Use built-in unsubscribe tools
If Gmail is your email client of choice, you’re in luck. Open up an email newsletter in your computer browser and click the Unsubscribe button next to the sender’s name. Google will make sure you don’t hear from them again.
Gmail attempts to offer this one-click option whenever it detects a newsletter, but it doesn’t always work perfectly. If you don’t see the Unsubscribe link, try searching for a link in the email itself by pressing Ctrl+F (or Cmd+F on a Mac) and entering “unsubscribe” as the search term. You can also use the search box at the top of Gmail’s web interface to run a search for “unsubscribe” that checks all your messages.
In Gmail for Android or iOS, open a message then scroll to the bottom to find an Unsubscribe button—thought keep in mind this is automatically generated by Gmail and might not always appear. If it isn’t there, look for a similar link inside the body of the email itself.
If you use Apple Mail on iOS, you’ve got a similar option. Open up a newsletter on iOS and tap the Unsubscribe button at the top, which will show up if Mail detects a newsletter. Tap Unsubscribe again on the confirmation dialog and you’re done.
This same feature appears in Mail for macOS: click the Unsubscribe link and hit OK on the alert that pops up. You can also use the search box (top right) to look for unsubscribe links in your inbox or search for the word “unsubscribe” in emails you already have open (tap Cmd+F to do this).
Searching for unsubscribe links in your messages—whether you want to find all the newsletters you’ve signed up for or are looking at one newsletter in particular—is a neat trick if your email client doesn’t give you an unsubscribe option automatically. In Outlook on the web, for instance, you can use the search box at the top of the page.
Consider third-party unsubscribe tools
Always be careful when using third-party email clients or unsubscribe tools, as you’re granting them permission to look at your messages—if you don’t grant that permission, they can’t really be expected to find and deal with newsletters in your inbox. Only sign up with apps and services you trust to use your data responsibly.

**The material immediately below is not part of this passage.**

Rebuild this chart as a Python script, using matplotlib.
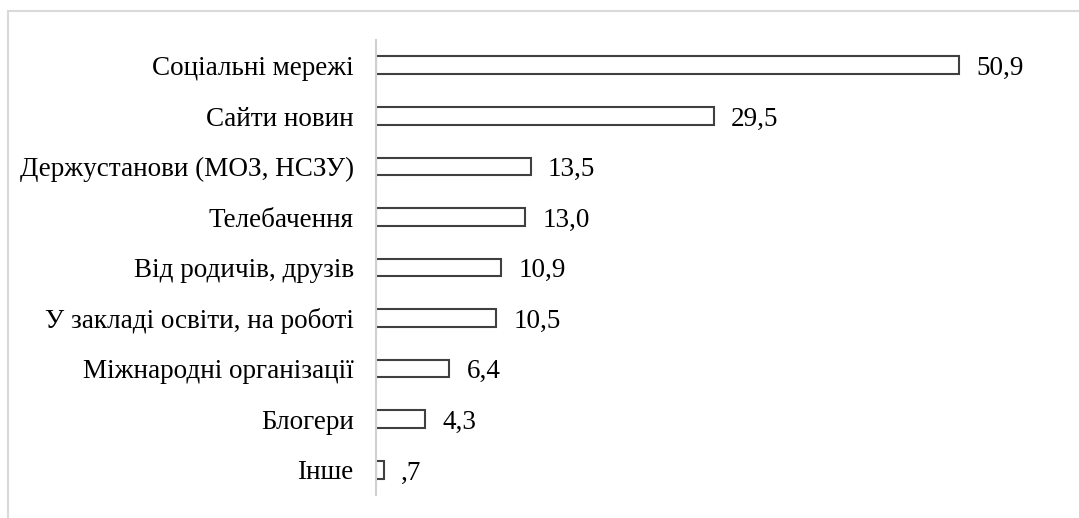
import matplotlib
matplotlib.use("Agg")
import matplotlib.pyplot as plt
from matplotlib.patches import Rectangle
from matplotlib.transforms import ScaledTranslation

categories = ["Соціальні мережі", "Сайти новин", "Держустанови (МОЗ, НСЗУ)",
              "Телебачення", "Від родичів, друзів", "У закладі освіти, на роботі",
              "Міжнародні організації", "Блогери", "Інше"]
values = [50.9, 29.5, 13.5, 13.0, 10.9, 10.5, 6.4, 4.3, 0.7]
value_labels = ["50,9", "29,5", "13,5", "13,0", "10,9", "10,5", "6,4", "4,3", ",7"]

W, H = 1079, 518
fig = plt.figure(figsize=(W / 100, H / 100), dpi=100)
fig.patch.set_facecolor("white")

# outer frame (light gray), running off the right/bottom edges
fig.patches.append(Rectangle((8 / W, -0.1), 1.2, 1 - 11 / H + 0.1,
                             transform=fig.transFigure, fill=False,
                             edgecolor="#d9d9d9", linewidth=1.5))

ax_left, ax_right = 376, 1040
ax_top, ax_bot = 40, 495
ax = fig.add_axes([ax_left / W, 1 - ax_bot / H, (ax_right - ax_left) / W, (ax_bot - ax_top) / H])

px_per_unit = (960 - 377) / 50.9
ax.set_xlim(0, (ax_right - ax_left) / px_per_unit)
ax.set_ylim(len(categories) - 0.5, -0.5)

ypos = list(range(len(categories)))
ax.barh(ypos, values, height=0.35, color="white", edgecolor="#404040", linewidth=1.5)

font = ["Liberation Serif", "DejaVu Serif"]
fs = 19.5
base_shift_pt = -7.0
for y, v, lab in zip(ypos, values, value_labels):
    ax.annotate(lab, (v, y), xytext=(12.5, base_shift_pt), textcoords="offset points",
                ha="left", va="baseline", fontsize=fs, family=font, color="black")

ax.set_yticks(ypos)
ax.set_yticklabels(categories, fontsize=fs, family=font, color="black", va="baseline")
ax.tick_params(axis="y", length=0, pad=16)
shift = ScaledTranslation(0, base_shift_pt / 72, fig.dpi_scale_trans)
for lbl in ax.get_yticklabels():
    lbl.set_transform(lbl.get_transform() + shift)
ax.set_xticks([])

for s in ["top", "right", "bottom"]:
    ax.spines[s].set_visible(False)
ax.spines["left"].set_color("#d0d0d0")
ax.spines["left"].set_linewidth(1.5)

fig.savefig("out.png", dpi=100, facecolor="white")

For example, Unroll.me is one of the most well-known services for unsubscribing from newsletters you don’t want—you can simply flick emails to the left, Tinder-style, to unsubscribe from them. Unroll.me is free and works on Android and on iOS, but it also sells data it collects (in aggregated, anonymized form) to marketing companies looking for insights into email and business trends.
You can read the Unroll.me privacy statement here. If you’re happy with companies using de-identified data from your inbox, it’s a convenient way to unsubscribe from newsletters. If you’re not, don’t sign up.
One alternative to Unroll.me is Cleanfox, but it also sells anonymized data in bulk form to marketing research companies. (You can read its privacy statement here.) As with Unroll.me, the data is not linked personally to your email address or name, and some of the proceeds from the sale of your data go to the WeForest project.
Cleanfox is available on the web, on Android, and on iOS. Once you’ve granted it permission to scan your emails, it’ll highlight all the newsletters it can find in your inbox, and give you the option to unsubscribe from them—it even borrows the same swipe interface as Unroll.me to help you sift through your newsletters.
Mailstrom is one service that doesn’t sell aggregated data, but it’ll set you back about $9 a month or $60 a year (a free trial is available if you want to test it out first). It works with Google, Outlook, and Yahoo accounts, and goes beyond email newsletters to offer advanced email filters based on times, senders, and more.
Once Mailstrom has completed its initial scan, click the Unsubscribe link on the left to see all the newsletters it’s uncovered. You can then click the red Unsubscribe button to automatically remove yourself from one or more of these newsletters. It’s quick and easy, and helps you deal with newsletters in bulk.
At the moment there aren’t any free, reliable, straightforward newsletter unsubscribe tools out there that we can find—your options are to use the built in Gmail or Mail tools, pay for a service like Mailstrom, or sign up for a free service funded by anonymized data collected from your inbox.
Every email newsletter you receive should have an unsubscribe link in it somewhere, and so while it’s not a quick option, you can always unsubscribe manually as each newsletter hits your inbox. It may not take you as long as you think to tidy up your inbox this way; even if you only manage to unsubscribe from one or two newsletters a week, you’re still chipping away at the pile of unwanted messages.